3. The security rests on the fact that while multiplication is easy, deducing $p$ and $q$ from $N$ alone is, for sufficiently large numbers, computationally infeasible for any known classical computer.

This breakthrough solved the fundamental problem of key distribution that had plagued secret communication for millennia, making secure digital commerce and communication possible.

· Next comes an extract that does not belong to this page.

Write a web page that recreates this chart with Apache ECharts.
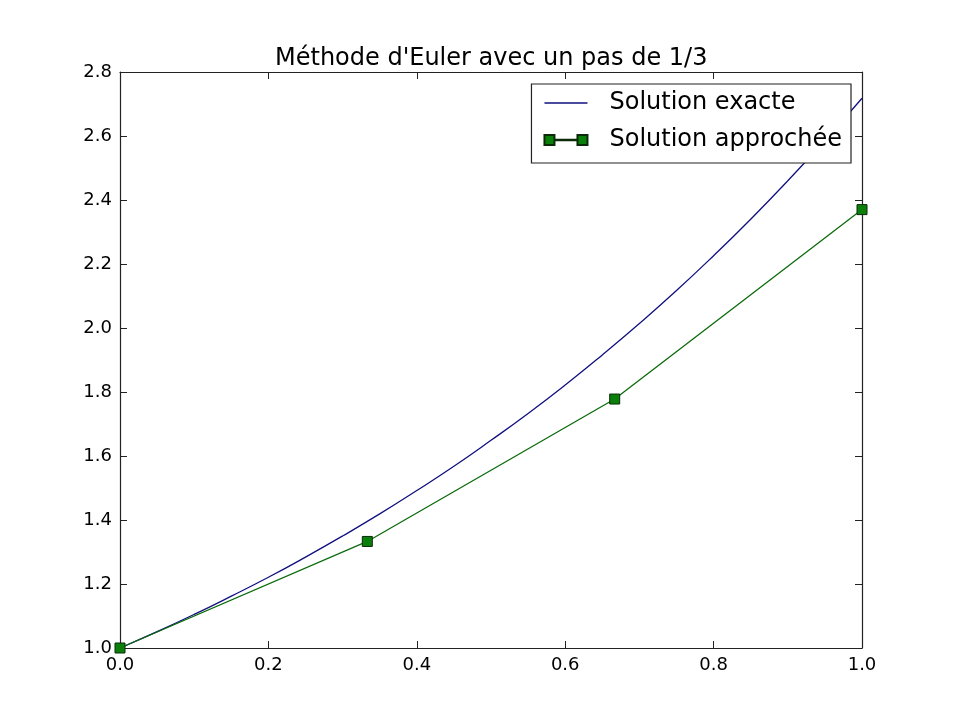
<!DOCTYPE html>
<html>
<head>
<meta charset="utf-8">
<script src="https://cdn.jsdelivr.net/npm/echarts@6/dist/echarts.min.js"></script>
<style>
html, body { margin: 0; padding: 0; background: #fff; }
#chart { width: 958px; height: 720px; }
</style>
</head>
<body>
<div id="chart"></div>
<script>
// courbe exacte
var exactX = [0, 0.05, 0.1, 0.15, 0.2, 0.25, 0.3, 0.35, 0.4, 0.45, 0.5, 0.55, 0.6, 0.65, 0.7, 0.75, 0.8, 0.85, 0.9, 0.95, 1.0];
var exactY = [1.0, 1.051, 1.105, 1.162, 1.221, 1.284, 1.350, 1.419, 1.492, 1.568, 1.649, 1.733, 1.822, 1.916, 2.014, 2.117, 2.226, 2.340, 2.460, 2.586, 2.718];
// points d'Euler
var eulerX = [0, 0.3333, 0.6667, 1.0];
var eulerY = [1.0, 1.333, 1.778, 2.370];
var xTicks = [0.0, 0.2, 0.4, 0.6, 0.8, 1.0];
var yTicks = [1.0, 1.2, 1.4, 1.6, 1.8, 2.0, 2.2, 2.4, 2.6, 2.8];

function pairs(xs, ys) {
    return xs.map(function (x, i) { return [x, ys[i]]; });
}

var font = 'DejaVu Sans';
var axisLine = { show: true, onZero: false, lineStyle: { color: '#222', width: 1.2 } };
var tick = { show: true, inside: true, length: 7, lineStyle: { color: '#222', width: 1 } };

echarts.init(document.getElementById('chart'), null, { renderer: 'canvas' }).setOption({
    animation: false,
    backgroundColor: '#fff',
    title: {
        text: "Méthode d'Euler avec un pas de 1/3",
        left: 270,
        top: 42,
        textStyle: { fontFamily: font, fontSize: 24, fontWeight: 'normal', color: '#000' }
    },
    grid: { left: 120, right: 96, top: 72, bottom: 72 },
    legend: {
        orient: 'vertical',
        right: 107,
        top: 84,
        padding: [6, 9, 10, 12],
        itemGap: 11,
        itemWidth: 43,
        itemHeight: 10,
        borderColor: '#222',
        borderWidth: 1.2,
        borderRadius: 0,
        backgroundColor: '#fff',
        textStyle: { fontFamily: font, fontSize: 24, lineHeight: 26, color: '#000', padding: [0, 0, 0, 17] },
        data: [{
            name: 'Solution exacte',
            icon: 'path://M0,4.4h43v1.3h-43z'
        }, {
            name: 'Solution approchée',
            icon: 'path://M0,0h10v10h-10z M10,4.8h23v0.4h-23z M33,0h10v10h-10z'
        }]
    },
    xAxis: [{
        type: 'value',
        min: 0, max: 1, interval: 0.2,
        axisLine: axisLine,
        axisTick: tick,
        splitLine: { show: false },
        axisLabel: {
            fontFamily: font, fontSize: 18, color: '#000', margin: 8,
            formatter: function (v) { return v.toFixed(1); }
        }
    }, {
        type: 'value',
        position: 'top',
        min: 0, max: 1, interval: 0.2,
        axisLine: axisLine,
        axisTick: tick,
        splitLine: { show: false },
        axisLabel: { show: false }
    }],
    yAxis: [{
        type: 'value',
        min: 1.0, max: 2.8, interval: 0.2,
        axisLine: axisLine,
        axisTick: tick,
        splitLine: { show: false },
        axisLabel: {
            fontFamily: font, fontSize: 18, color: '#000', margin: 8,
            formatter: function (v) { return v.toFixed(1); }
        }
    }, {
        type: 'value',
        position: 'right',
        min: 1.0, max: 2.8, interval: 0.2,
        axisLine: axisLine,
        axisTick: tick,
        splitLine: { show: false },
        axisLabel: { show: false }
    }],
    series: [{
        name: 'Solution exacte',
        type: 'line',
        symbol: 'none',
        smooth: true,
        data: pairs(exactX, exactY),
        lineStyle: { color: '#10107f', width: 1.3 },
        itemStyle: { color: '#10107f' }
    }, {
        name: 'Solution approchée',
        type: 'line',
        symbol: 'rect',
        symbolSize: 10,
        showAllSymbol: true,
        data: pairs(eulerX, eulerY),
        lineStyle: { color: '#0b6b0b', width: 1.3 },
        itemStyle: { color: '#0a800a', borderColor: '#0a2a0a', borderWidth: 1 }
    }]
});
</script>
</body>
</html>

Quantum Cryptography: The Next Frontier

Singh’s coverage of quantum cryptography, particularly quantum key distribution (QKD), showcases his ability to anticipate future debates. He explains the principle based on the laws of quantum mechanics: any attempt to observe a quantum particle (like a photon used to transmit a key bit) inevitably disturbs it. This means an eavesdropper cannot intercept the key without leaving detectable traces. While not a silver bullet for all encryption, QKD offers theoretically perfect security for key exchange. By introducing this concept, Singh connects his historical narrative directly to contemporary cybersecurity discussions about post-quantum cryptography—the search for algorithms that can withstand attacks from future quantum computers. His treatment frames quantum mechanics not just as a threat to current codes but as a potential source of unbreakable ones, continuing the eternal arms race into a new domain.

Critical Perspectives

While The Code Book is widely praised for its accessibility and narrative drive, engaging with it critically deepens your analysis. Consider these perspectives:

• Narrative Compression vs. Historical Complexity: Singh’s "arms race" framework is a powerful storytelling device, but it can occasionally oversimplify. Historical cryptographic progress was often less linear and more sporadic than a direct duel. Some developments were forgotten and rediscovered, and the motivations were not always adversarial but sometimes academic or artistic.
• Focus on Western Cryptology: The book’s primary narrative arc follows a Western trajectory, from ancient Greece and Rome through medieval Europe to the Anglo-American efforts of WWII. While it includes vital non-Western contributions (like Al-Kindi’s frequency analysis), a broader global perspective on cryptographic traditions—such as those in Asia or among indigenous groups—could further enrich the history.
• The Pace of Technological Change: Written before the ubiquity of smartphones and modern social media, the book’s final chapters on the "crypto wars" of the 1990s are historically accurate but now part of a longer saga. The contemporary tensions between law enforcement’s desire for "backdoors" and the need for robust end-to-end encryption in apps are a direct continuation of the debates Singh outlines, demonstrating the enduring relevance of his themes.

Summary

• Cryptography is a perpetual arms race between codemakers and codebreakers, where each advance in secrecy provokes a new breakthrough in attack, a cycle that defines its history.
• The breaking of the Enigma was a systemic, interdisciplinary victory that combined mathematics, engineering, linguistics, and espionage, highlighting how cryptography shapes world events.
• Public-key cryptography was a revolutionary paradigm shift that solved the ancient key distribution problem using computational one-way functions based on hard mathematical problems like prime factorization.
• Quantum cryptography and computing represent the modern frontier, with quantum mechanics potentially offering new, unbreakable key distribution methods while simultaneously threatening current encryption standards.
• The ultimate takeaway is that information security is civilization's perpetual unfinished challenge, a battle over the fundamental human desires for privacy and transparency that evolves with every new technology.